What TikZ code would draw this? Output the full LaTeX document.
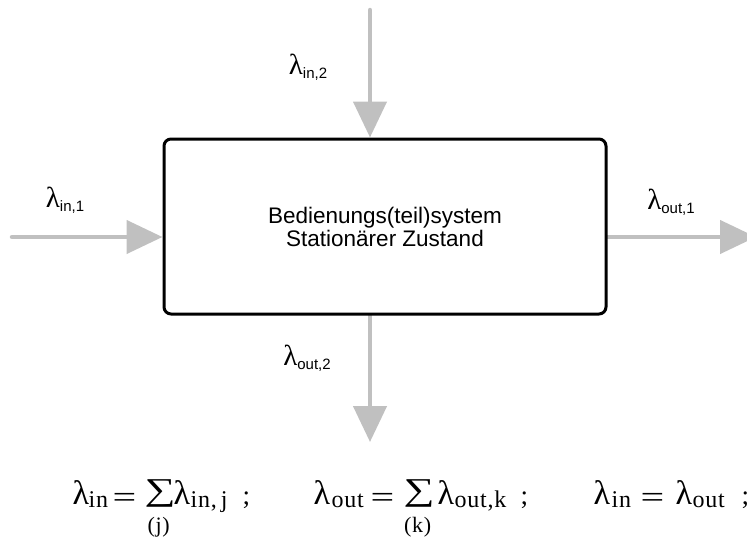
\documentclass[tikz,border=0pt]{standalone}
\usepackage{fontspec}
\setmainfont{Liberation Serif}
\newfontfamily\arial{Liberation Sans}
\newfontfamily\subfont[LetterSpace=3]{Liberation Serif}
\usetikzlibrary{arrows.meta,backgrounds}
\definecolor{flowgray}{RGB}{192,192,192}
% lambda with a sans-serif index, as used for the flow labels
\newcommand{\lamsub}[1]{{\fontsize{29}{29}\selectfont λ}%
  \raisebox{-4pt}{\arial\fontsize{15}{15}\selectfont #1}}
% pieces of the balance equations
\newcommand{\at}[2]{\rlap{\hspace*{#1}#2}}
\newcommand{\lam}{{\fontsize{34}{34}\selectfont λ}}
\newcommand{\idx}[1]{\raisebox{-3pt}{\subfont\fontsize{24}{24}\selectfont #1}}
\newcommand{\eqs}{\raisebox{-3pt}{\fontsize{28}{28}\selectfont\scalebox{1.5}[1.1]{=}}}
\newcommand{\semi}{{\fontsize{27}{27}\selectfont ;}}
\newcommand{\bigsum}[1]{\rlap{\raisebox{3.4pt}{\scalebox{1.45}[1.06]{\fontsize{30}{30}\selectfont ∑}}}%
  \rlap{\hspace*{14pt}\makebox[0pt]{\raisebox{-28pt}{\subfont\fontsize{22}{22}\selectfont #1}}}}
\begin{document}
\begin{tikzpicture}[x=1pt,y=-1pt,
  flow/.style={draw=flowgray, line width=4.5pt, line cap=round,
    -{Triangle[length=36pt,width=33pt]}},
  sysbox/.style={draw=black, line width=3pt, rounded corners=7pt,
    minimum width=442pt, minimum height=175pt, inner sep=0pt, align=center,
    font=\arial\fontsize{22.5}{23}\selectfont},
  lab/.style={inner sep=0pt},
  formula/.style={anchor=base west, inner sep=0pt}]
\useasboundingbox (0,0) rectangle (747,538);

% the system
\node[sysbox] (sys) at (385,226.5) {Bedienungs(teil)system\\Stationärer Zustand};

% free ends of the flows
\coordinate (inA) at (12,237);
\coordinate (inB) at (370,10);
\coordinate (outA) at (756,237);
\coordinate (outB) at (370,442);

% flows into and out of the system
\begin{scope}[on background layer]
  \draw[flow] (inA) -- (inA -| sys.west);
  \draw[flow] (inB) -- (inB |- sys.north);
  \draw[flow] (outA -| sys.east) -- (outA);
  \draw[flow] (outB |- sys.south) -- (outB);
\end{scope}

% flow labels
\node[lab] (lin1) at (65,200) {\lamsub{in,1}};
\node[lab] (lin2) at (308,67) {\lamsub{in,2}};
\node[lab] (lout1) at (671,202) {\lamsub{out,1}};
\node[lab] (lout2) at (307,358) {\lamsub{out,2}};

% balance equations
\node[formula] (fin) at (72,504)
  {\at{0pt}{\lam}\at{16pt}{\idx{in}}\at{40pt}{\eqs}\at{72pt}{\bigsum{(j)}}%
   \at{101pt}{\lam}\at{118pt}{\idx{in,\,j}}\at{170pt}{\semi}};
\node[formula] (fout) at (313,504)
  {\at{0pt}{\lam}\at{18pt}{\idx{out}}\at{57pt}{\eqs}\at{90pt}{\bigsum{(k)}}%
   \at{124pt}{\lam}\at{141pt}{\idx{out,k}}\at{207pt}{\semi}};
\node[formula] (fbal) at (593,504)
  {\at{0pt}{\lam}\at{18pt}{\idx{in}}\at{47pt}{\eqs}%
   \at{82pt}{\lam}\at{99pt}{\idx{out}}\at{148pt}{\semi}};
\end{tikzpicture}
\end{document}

* _WRITTEN EXERCISE_:
Skip the pictures and restate exactly the lines from the beginning of the listing to the line with "(lout2) at (307,358)", that line included.

* _TASK RESPONSE_:
What TikZ code would draw this? Output the full LaTeX document.
\documentclass[tikz,border=0pt]{standalone}
\usepackage{fontspec}
\setmainfont{Liberation Serif}
\newfontfamily\arial{Liberation Sans}
\newfontfamily\subfont[LetterSpace=3]{Liberation Serif}
\usetikzlibrary{arrows.meta,backgrounds}
\definecolor{flowgray}{RGB}{192,192,192}
% lambda with a sans-serif index, as used for the flow labels
\newcommand{\lamsub}[1]{{\fontsize{29}{29}\selectfont λ}%
  \raisebox{-4pt}{\arial\fontsize{15}{15}\selectfont #1}}
% pieces of the balance equations
\newcommand{\at}[2]{\rlap{\hspace*{#1}#2}}
\newcommand{\lam}{{\fontsize{34}{34}\selectfont λ}}
\newcommand{\idx}[1]{\raisebox{-3pt}{\subfont\fontsize{24}{24}\selectfont #1}}
\newcommand{\eqs}{\raisebox{-3pt}{\fontsize{28}{28}\selectfont\scalebox{1.5}[1.1]{=}}}
\newcommand{\semi}{{\fontsize{27}{27}\selectfont ;}}
\newcommand{\bigsum}[1]{\rlap{\raisebox{3.4pt}{\scalebox{1.45}[1.06]{\fontsize{30}{30}\selectfont ∑}}}%
  \rlap{\hspace*{14pt}\makebox[0pt]{\raisebox{-28pt}{\subfont\fontsize{22}{22}\selectfont #1}}}}
\begin{document}
\begin{tikzpicture}[x=1pt,y=-1pt,
  flow/.style={draw=flowgray, line width=4.5pt, line cap=round,
    -{Triangle[length=36pt,width=33pt]}},
  sysbox/.style={draw=black, line width=3pt, rounded corners=7pt,
    minimum width=442pt, minimum height=175pt, inner sep=0pt, align=center,
    font=\arial\fontsize{22.5}{23}\selectfont},
  lab/.style={inner sep=0pt},
  formula/.style={anchor=base west, inner sep=0pt}]
\useasboundingbox (0,0) rectangle (747,538);

% the system
\node[sysbox] (sys) at (385,226.5) {Bedienungs(teil)system\\Stationärer Zustand};

% free ends of the flows
\coordinate (inA) at (12,237);
\coordinate (inB) at (370,10);
\coordinate (outA) at (756,237);
\coordinate (outB) at (370,442);

% flows into and out of the system
\begin{scope}[on background layer]
  \draw[flow] (inA) -- (inA -| sys.west);
  \draw[flow] (inB) -- (inB |- sys.north);
  \draw[flow] (outA -| sys.east) -- (outA);
  \draw[flow] (outB |- sys.south) -- (outB);
\end{scope}

% flow labels
\node[lab] (lin1) at (65,200) {\lamsub{in,1}};
\node[lab] (lin2) at (308,67) {\lamsub{in,2}};
\node[lab] (lout1) at (671,202) {\lamsub{out,1}};
\node[lab] (lout2) at (307,358) {\lamsub{out,2}};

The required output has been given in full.